Give the number of lines that include the string "script", nothing more.

═════ Dataset extract

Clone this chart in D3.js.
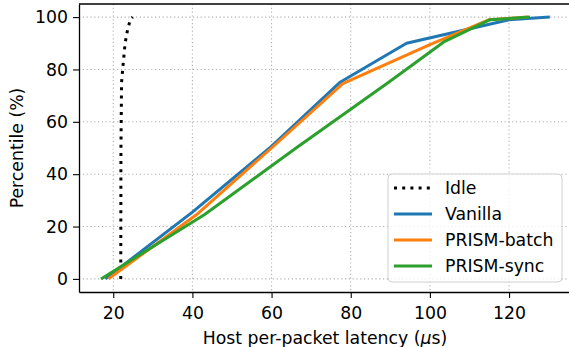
<!DOCTYPE html>
<html>
<head>
<meta charset="utf-8">
<script src="https://cdn.jsdelivr.net/npm/d3@7"></script>
<style>
  body { margin: 0; background: #fff; }
  svg { display: block; font-family: "DejaVu Sans", sans-serif; }
</style>
</head>
<body>
<svg id="chart" width="569" height="347"></svg>
<script>
// series: [latency (us), percentile]
const seriesNames = ["Idle", "Vanilla", "PRISM-batch", "PRISM-sync"];
const idle = [[21.9, 0], [21.95, 50], [22.1, 75], [22.5, 82], [23.0, 90], [23.6, 95], [24.3, 99], [24.9, 100]];
const vanilla = [[18.0, 0], [40.0, 25.5], [59.5, 50], [77.2, 75], [94.1, 90], [120.0, 99], [130.3, 100]];
const prismBatch = [[18.8, 0], [41.0, 24.5], [60.0, 50], [78.0, 74.6], [100.0, 89.5], [115.0, 99], [124.7, 100]];
const prismSync = [[16.9, 0], [43.0, 24.5], [66.2, 50], [89.5, 75], [103.5, 90.5], [115.2, 99], [125.3, 100]];
const xTicks = [20, 40, 60, 80, 100, 120];
const yTicks = [0, 20, 40, 60, 80, 100];

const colors = ["#000000", "#1f77b4", "#ff7f0e", "#2ca02c"];
const allSeries = [idle, vanilla, prismBatch, prismSync];

const svg = d3.select("#chart");
const margin = { top: 4, right: -2, bottom: 55, left: 79 };
const width = +svg.attr("width") - margin.left - margin.right;
const height = +svg.attr("height") - margin.top - margin.bottom;

const x = d3.scaleLinear().domain([11.35, 135.65]).range([0, width]);
const y = d3.scaleLinear().domain([-5, 105]).range([height, 0]);

const chart = svg.append("g").attr("transform", "translate(" + margin.left + "," + margin.top + ")");

// grid
chart.append("g").selectAll("line").data(xTicks).enter().append("line")
  .attr("x1", d => x(d)).attr("x2", d => x(d))
  .attr("y1", 0).attr("y2", height)
  .attr("stroke", "#b0b0b0").attr("stroke-width", 1.1)
  .attr("stroke-dasharray", "1.2,2.6");
chart.append("g").selectAll("line").data(yTicks).enter().append("line")
  .attr("y1", d => y(d)).attr("y2", d => y(d))
  .attr("x1", 0).attr("x2", width)
  .attr("stroke", "#b0b0b0").attr("stroke-width", 1.1)
  .attr("stroke-dasharray", "1.2,2.6");

// lines
const line = d3.line().x(d => x(d[0])).y(d => y(d[1]));
allSeries.forEach(function (s, i) {
  chart.append("path")
    .datum(s)
    .attr("fill", "none")
    .attr("stroke", colors[i])
    .attr("stroke-width", 3)
    .attr("stroke-linejoin", "round")
    .attr("stroke-dasharray", i === 0 ? "3,5.2" : null)
    .attr("d", line);
});

// axes
const xAxis = chart.append("g")
  .attr("transform", "translate(0," + height + ")")
  .call(d3.axisBottom(x).tickValues(xTicks).tickSize(6).tickSizeOuter(0).tickPadding(5));
const yAxis = chart.append("g")
  .call(d3.axisLeft(y).tickValues(yTicks).tickSize(6).tickSizeOuter(0).tickPadding(5));
[xAxis, yAxis].forEach(function (a) {
  a.selectAll("text").attr("font-size", 17.3).attr("fill", "#000").attr("font-family", "DejaVu Sans");
  a.selectAll("line").attr("stroke", "#000").attr("stroke-width", 1.1);
  a.select(".domain").attr("stroke", "#000").attr("stroke-width", 1.3);
});
xAxis.selectAll("text").attr("dy", "0.9em");
// top spine
chart.append("line")
  .attr("x1", 0).attr("x2", width).attr("y1", 0).attr("y2", 0)
  .attr("stroke", "#000").attr("stroke-width", 1.3);

// axis titles
const xt = svg.append("text")
  .attr("x", margin.left + width / 2).attr("y", 344)
  .attr("text-anchor", "middle").attr("font-size", 17.3);
xt.append("tspan").text("Host per-packet latency (");
xt.append("tspan").attr("font-style", "italic").text("\u03bc");
xt.append("tspan").text("s)");

svg.append("text")
  .attr("transform", "translate(23," + (margin.top + height / 2) + ") rotate(-90)")
  .attr("text-anchor", "middle").attr("font-size", 17.3)
  .text("Percentile (%)");

// legend
const lg = svg.append("g").attr("transform", "translate(388,174)");
lg.append("rect")
  .attr("width", 174).attr("height", 108).attr("rx", 4)
  .attr("fill", "#fff").attr("fill-opacity", 0.8)
  .attr("stroke", "#d0d0d0").attr("stroke-width", 1);
seriesNames.forEach(function (name, i) {
  const cy = 14 + i * 26;
  lg.append("line")
    .attr("x1", 6).attr("x2", 44).attr("y1", cy).attr("y2", cy)
    .attr("stroke", colors[i]).attr("stroke-width", 3)
    .attr("stroke-dasharray", i === 0 ? "3,5.2" : null);
  lg.append("text")
    .attr("x", 57).attr("y", cy).attr("dy", "0.36em")
    .attr("font-size", 17.3).text(name);
});
</script>
</body>
</html>
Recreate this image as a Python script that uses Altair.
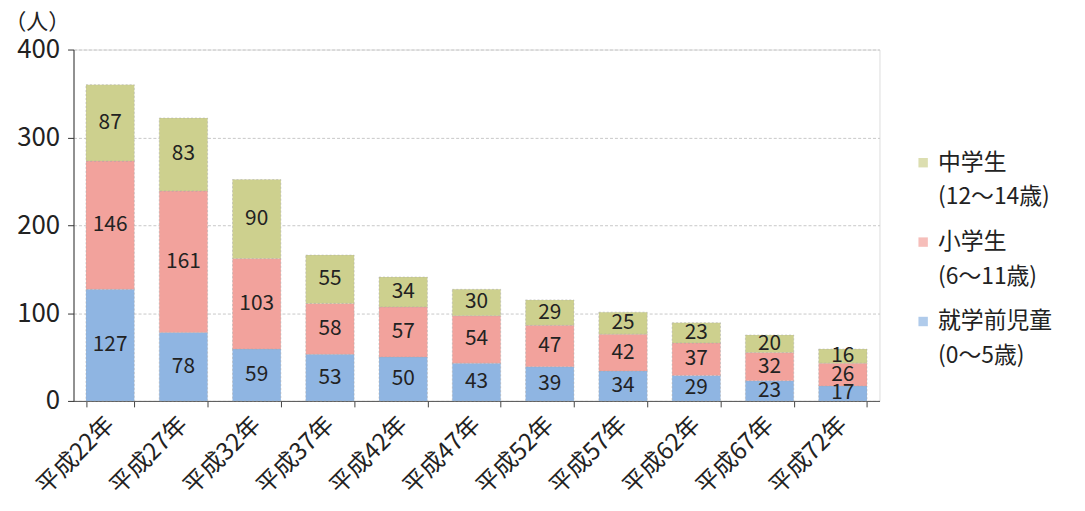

══════════

__Result of the exercise__. 4